Exporters have also been drastically affected by the bankruptcy and its fallout. Hanjin is the 7th largest global ocean shipper, and they accounted for 3% of shipping containers worldwide, so their absence will have a huge effect on export prices. Exporters are expecting a 50% spike in shipping fees and may be forced to turn to China and other Asian countries for new indirect routes going forward.

The people hit the hardest by what’s happened—not counting those ship workers aboard the Hanjin vessels and those who haven’t been paid yet for their services (everyone from terminal workers and longshoremen to fuel suppliers)—are retailers, who have been forced to wait while their merchandise (all $14 billion worth of it) sits aboard Hanjin ships, rather than in their stores. This couldn’t have come at a worse time, with summer ending and the holiday shopping season right around the corner.

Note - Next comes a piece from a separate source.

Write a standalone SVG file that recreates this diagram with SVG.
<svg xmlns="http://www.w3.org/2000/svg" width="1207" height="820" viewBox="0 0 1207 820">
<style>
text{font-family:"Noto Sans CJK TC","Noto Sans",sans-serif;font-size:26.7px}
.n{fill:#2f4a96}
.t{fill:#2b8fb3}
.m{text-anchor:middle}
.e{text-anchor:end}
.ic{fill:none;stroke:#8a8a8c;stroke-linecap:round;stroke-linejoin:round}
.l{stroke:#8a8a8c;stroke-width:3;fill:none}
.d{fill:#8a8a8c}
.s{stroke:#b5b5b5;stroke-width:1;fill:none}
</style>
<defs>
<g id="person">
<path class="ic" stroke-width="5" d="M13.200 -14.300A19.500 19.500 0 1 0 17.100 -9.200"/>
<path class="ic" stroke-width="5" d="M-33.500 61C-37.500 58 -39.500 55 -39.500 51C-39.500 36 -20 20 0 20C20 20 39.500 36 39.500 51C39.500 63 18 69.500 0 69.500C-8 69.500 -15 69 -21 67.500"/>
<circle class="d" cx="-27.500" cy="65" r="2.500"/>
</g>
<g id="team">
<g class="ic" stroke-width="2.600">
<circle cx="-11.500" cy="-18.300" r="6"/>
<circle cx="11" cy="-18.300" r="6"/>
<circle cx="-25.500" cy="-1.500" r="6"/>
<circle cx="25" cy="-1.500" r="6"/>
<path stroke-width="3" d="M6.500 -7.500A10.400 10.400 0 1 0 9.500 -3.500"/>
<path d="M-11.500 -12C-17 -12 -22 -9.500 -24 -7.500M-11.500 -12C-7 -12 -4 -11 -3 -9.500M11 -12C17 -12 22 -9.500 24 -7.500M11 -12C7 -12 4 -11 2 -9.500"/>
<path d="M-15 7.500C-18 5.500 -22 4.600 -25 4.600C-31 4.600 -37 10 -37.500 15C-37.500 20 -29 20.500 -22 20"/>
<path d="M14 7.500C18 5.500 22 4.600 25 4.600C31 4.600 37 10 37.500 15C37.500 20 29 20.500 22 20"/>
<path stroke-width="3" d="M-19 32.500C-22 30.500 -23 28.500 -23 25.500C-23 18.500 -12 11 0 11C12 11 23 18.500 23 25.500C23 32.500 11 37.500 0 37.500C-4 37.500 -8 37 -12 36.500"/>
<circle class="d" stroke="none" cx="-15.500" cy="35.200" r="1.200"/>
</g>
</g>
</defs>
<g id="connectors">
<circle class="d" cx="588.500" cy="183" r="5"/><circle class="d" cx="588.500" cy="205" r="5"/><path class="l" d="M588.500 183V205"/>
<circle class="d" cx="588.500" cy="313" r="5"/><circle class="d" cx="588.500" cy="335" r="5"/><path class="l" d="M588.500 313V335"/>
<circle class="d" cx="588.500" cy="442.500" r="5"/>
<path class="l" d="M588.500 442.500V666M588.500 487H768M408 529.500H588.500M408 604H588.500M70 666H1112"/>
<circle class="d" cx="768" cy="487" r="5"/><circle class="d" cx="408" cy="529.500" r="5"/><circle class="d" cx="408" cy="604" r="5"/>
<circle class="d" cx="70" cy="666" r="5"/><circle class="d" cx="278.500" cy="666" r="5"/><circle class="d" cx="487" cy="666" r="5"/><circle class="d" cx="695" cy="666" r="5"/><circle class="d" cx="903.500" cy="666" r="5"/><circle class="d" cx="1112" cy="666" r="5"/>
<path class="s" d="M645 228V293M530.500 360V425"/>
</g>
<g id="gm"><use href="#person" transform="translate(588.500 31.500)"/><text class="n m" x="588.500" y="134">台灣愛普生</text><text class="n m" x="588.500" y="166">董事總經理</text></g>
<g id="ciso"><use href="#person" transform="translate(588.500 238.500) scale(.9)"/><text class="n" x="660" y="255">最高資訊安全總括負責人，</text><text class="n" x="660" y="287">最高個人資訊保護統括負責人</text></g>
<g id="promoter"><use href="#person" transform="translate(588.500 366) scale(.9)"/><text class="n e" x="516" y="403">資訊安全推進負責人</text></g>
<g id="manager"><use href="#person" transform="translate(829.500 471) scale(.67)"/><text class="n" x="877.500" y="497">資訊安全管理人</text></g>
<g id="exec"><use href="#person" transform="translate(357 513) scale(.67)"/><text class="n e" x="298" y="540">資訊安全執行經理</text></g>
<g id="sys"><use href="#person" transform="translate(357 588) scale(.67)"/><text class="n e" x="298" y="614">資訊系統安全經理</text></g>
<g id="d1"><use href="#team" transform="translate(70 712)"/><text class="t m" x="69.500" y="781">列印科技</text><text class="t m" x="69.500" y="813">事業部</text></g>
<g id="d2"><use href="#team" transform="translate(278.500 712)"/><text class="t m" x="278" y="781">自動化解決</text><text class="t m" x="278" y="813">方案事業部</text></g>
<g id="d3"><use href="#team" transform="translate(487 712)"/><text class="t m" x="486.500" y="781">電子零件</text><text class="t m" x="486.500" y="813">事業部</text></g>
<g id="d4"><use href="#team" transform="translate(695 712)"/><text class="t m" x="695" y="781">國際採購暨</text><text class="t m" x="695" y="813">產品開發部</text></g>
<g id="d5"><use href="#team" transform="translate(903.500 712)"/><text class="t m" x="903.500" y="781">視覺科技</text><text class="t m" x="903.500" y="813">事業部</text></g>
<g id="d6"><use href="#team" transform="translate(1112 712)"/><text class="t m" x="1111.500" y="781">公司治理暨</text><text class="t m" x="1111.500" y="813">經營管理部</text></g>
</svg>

The Hanjin bankruptcy is the biggest result so far of the trouble that has beset the larger shipping industry, and which accounts for an expected loss of $6 billion dollars by the end of the year. The origins of the crisis lay in ocean shippers building too many large fuel-efficient ships during the last decade, when oil prices were climbing and the demand for goods in China was at an all time high. Once oil prices dropped and the global economy took a major hit (with China seeing a slowdown that has become a sluggish status quo), there were simply too many ships, with not enough merchandise for them.

This has led to not only billions in revenue lost, but consolidation of companies such as Matson and Horizon in 2015, and now Hyundai and Hanjin this year, with further consolidation likely to occur. Meanwhile, the disruption to the retail supply chain caused by Hanjin’s troubles has led to stalling, which has created a contradictory imbalance that’s led to a sudden shortage of supply.

Hopefully, the ocean freight industry and its related sectors will be able to absorb this hit, wipe their noses, pick themselves up and carry on, a little wiser for their troubles. No one is ringing the alarm bells yet about this becoming an industry wide catastrophe, but in order to avoid further such storms, there is some hard work to be done by all involved. Ocean freight companies are going to be forced to listen to industry analysts and commit to a major fleet culling effort that will, by necessity, require them to scrap many of their older vessels. Importers, exporters and retailers meanwhile, must remain vigilant with the freight companies they entrust their merchandise to, and must always have a life vest in the form of a Plan B at the ready, should they find themselves caught up in another such perfect storm.